• EXERCISE: Determine how many lines of the entries contain "page". Reply with that number alone.

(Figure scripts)
START
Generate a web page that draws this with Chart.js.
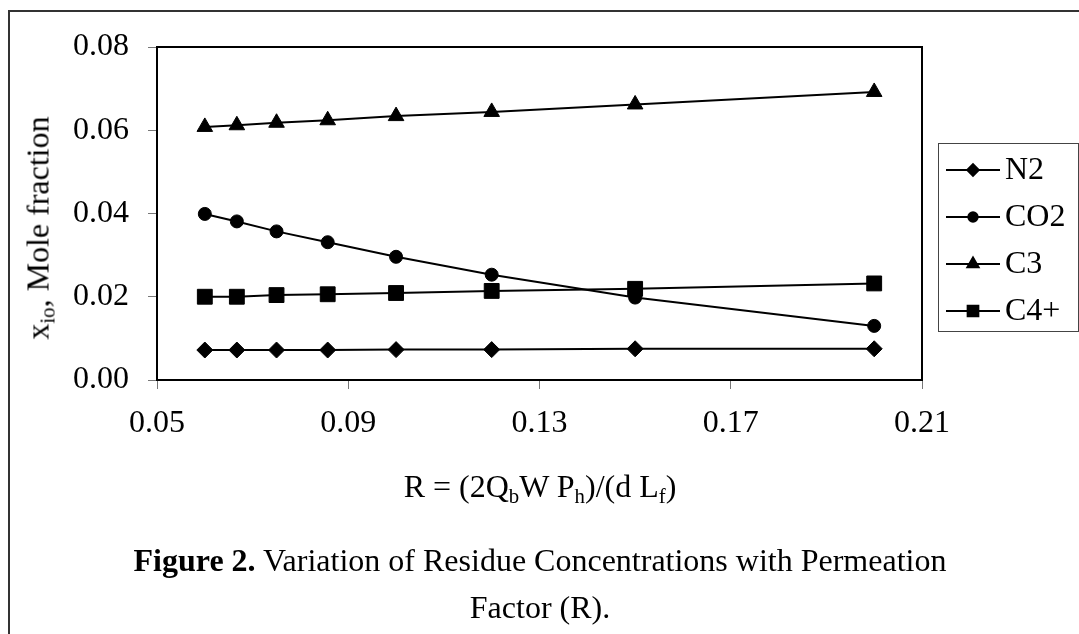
<!DOCTYPE html>
<html>
<head>
<meta charset="utf-8">
<script src="https://cdn.jsdelivr.net/npm/chart.js@4.4.0/dist/chart.umd.min.js"></script>
<style>
  html, body { margin: 0; padding: 0; background: #fff; }
  body { width: 1079px; height: 634px; position: relative; overflow: hidden; font-family: "Liberation Serif", "Times New Roman", serif; color: #000; }
  #frame { position: absolute; left: 8px; top: 10px; width: 1200px; height: 800px; border: 2px solid #333; }
  #chart { position: absolute; left: 0; top: 0; }
  .ytitle { position: absolute; left: 38px; top: 228px; transform: translate(-50%, -50%) rotate(-90deg); white-space: nowrap; font-size: 32px; }
  .xtitle { position: absolute; left: 540px; top: 486px; transform: translate(-50%, -50%); white-space: nowrap; font-size: 32px; }
  .caption { position: absolute; left: 540px; top: 584px; transform: translate(-50%, -50%); text-align: center; white-space: nowrap; font-size: 32px; line-height: 47px; }
  sub { font-size: 65%; vertical-align: -0.3em; line-height: 0; }
</style>
</head>
<body>
<div id="frame"></div>
<canvas id="chart" width="1079" height="634"></canvas>
<div class="ytitle">x<sub>io</sub>, Mole fraction</div>
<div class="xtitle">R = (2Q<sub>b</sub>W P<sub>h</sub>)/(d L<sub>f</sub>)</div>
<div class="caption"><b>Figure 2.</b> Variation of Residue Concentrations with Permeation<br>Factor (R).</div>
<script>
// permeation factor R
var rValues = [0.06, 0.0667, 0.075, 0.0857, 0.1, 0.12, 0.15, 0.2];

// residue mole fractions
var n2  = [0.0072, 0.0072, 0.0072, 0.0072, 0.0073, 0.0073, 0.0075, 0.0075];
var co2 = [0.0399, 0.0381, 0.0357, 0.0331, 0.0296, 0.0253, 0.0198, 0.0130];
var c3  = [0.0608, 0.0612, 0.0618, 0.0624, 0.0634, 0.0644, 0.0662, 0.0692];
var c4  = [0.0200, 0.0200, 0.0204, 0.0206, 0.0209, 0.0214, 0.0219, 0.0232];

var seriesNames = ['N2', 'CO2', 'C3', 'C4+'];
var xTicks = [0.05, 0.09, 0.13, 0.17, 0.21];
var yTicks = [0.00, 0.02, 0.04, 0.06, 0.08];

var FONT = '"Liberation Serif", "Times New Roman", serif';

function toPoints(ys) {
    var pts = [];
    for (var i = 0; i < rValues.length; i++) {
        pts.push({ x: rValues[i], y: ys[i] });
    }
    return pts;
}

function makeSet(label, ys, style, radius) {
    return {
        label: label,
        data: toPoints(ys),
        borderColor: '#000',
        backgroundColor: '#000',
        borderWidth: 2,
        pointStyle: style,
        pointRadius: radius,
        pointBorderWidth: 1,
        pointBackgroundColor: '#000',
        pointBorderColor: '#000',
        tension: 0,
        fill: false
    };
}

// frame round the plot area + boxed legend
var framePlugin = {
    id: 'frameAndLegend',
    afterDraw: function (chart) {
        var ctx = chart.ctx;
        var a = chart.chartArea;
        ctx.save();
        ctx.strokeStyle = '#000';
        ctx.lineWidth = 2;
        ctx.strokeRect(a.left, a.top, a.right - a.left, a.bottom - a.top);

        // legend box
        var bx = 938, by = 143, bw = 140, bh = 188;
        ctx.lineWidth = 1;
        ctx.strokeStyle = '#444';
        ctx.strokeRect(bx + 0.5, by + 0.5, bw, bh);

        ctx.font = '32px ' + FONT;
        ctx.textBaseline = 'middle';
        ctx.fillStyle = '#000';
        chart.data.datasets.forEach(function (ds, i) {
            var cy = by + 27 + i * 47;
            ctx.strokeStyle = '#000';
            ctx.lineWidth = 2;
            ctx.beginPath();
            ctx.moveTo(bx + 8, cy);
            ctx.lineTo(bx + 62, cy);
            ctx.stroke();
            ctx.fillStyle = '#000';
            Chart.helpers.drawPoint(ctx, {
                pointStyle: ds.pointStyle,
                radius: ds.pointRadius * 0.72,
                borderWidth: 1,
                rotation: 0
            }, bx + 35, cy);
            ctx.fillText(ds.label, bx + 67, cy + 1);
        });
        ctx.restore();
    }
};

var chart = new Chart(document.getElementById('chart'), {
    type: 'line',
    data: {
        datasets: [
            makeSet(seriesNames[0], n2, 'rectRot', 8),
            makeSet(seriesNames[1], co2, 'circle', 6.5),
            makeSet(seriesNames[2], c3, 'triangle', 9),
            makeSet(seriesNames[3], c4, 'rect', 10.5)
        ]
    },
    options: {
        responsive: false,
        animation: false,
        layout: { padding: { left: 0, right: 157, top: 47, bottom: 194 } },
        plugins: {
            legend: { display: false },
            tooltip: { enabled: false }
        },
        scales: {
            x: {
                type: 'linear',
                min: 0.05,
                max: 0.21,
                afterBuildTicks: function (scale) {
                    scale.ticks = xTicks.map(function (v) { return { value: v }; });
                },
                afterFit: function (scale) { scale.height = 60; },
                ticks: {
                    color: '#000',
                    font: { family: FONT, size: 32 },
                    padding: 15,
                    maxRotation: 0,
                    callback: function (v) { return Number(v).toFixed(2); }
                },
                grid: { drawOnChartArea: false, color: '#777', tickLength: 9 },
                border: { display: true, color: '#000', width: 2 }
            },
            y: {
                min: 0,
                max: 0.08,
                afterBuildTicks: function (scale) {
                    scale.ticks = yTicks.map(function (v) { return { value: v }; });
                },
                afterFit: function (scale) { scale.width = 157; },
                ticks: {
                    color: '#000',
                    font: { family: FONT, size: 32 },
                    padding: 19,
                    callback: function (v) { return Number(v).toFixed(2); }
                },
                grid: { drawOnChartArea: false, color: '#777', tickLength: 9 },
                border: { display: true, color: '#000', width: 2 }
            }
        }
    },
    plugins: [framePlugin]
});
</script>
</body>
</html>
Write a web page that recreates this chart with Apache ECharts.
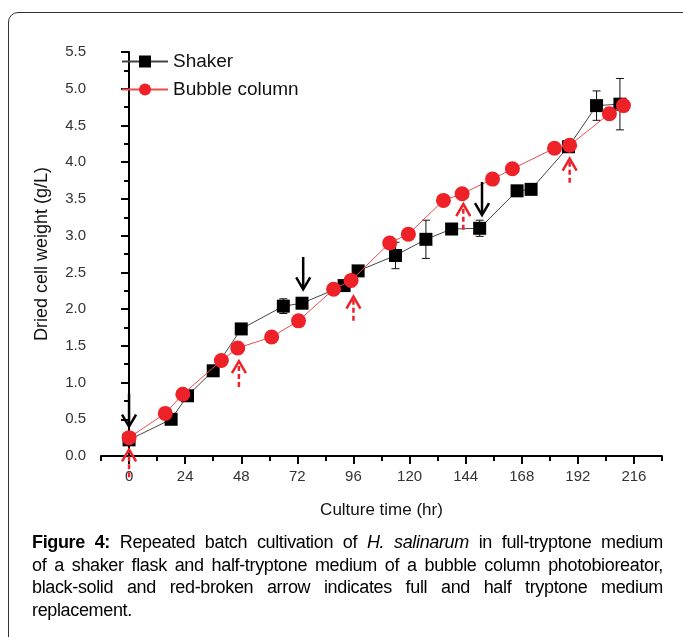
END
• FULL OUTPUT: 2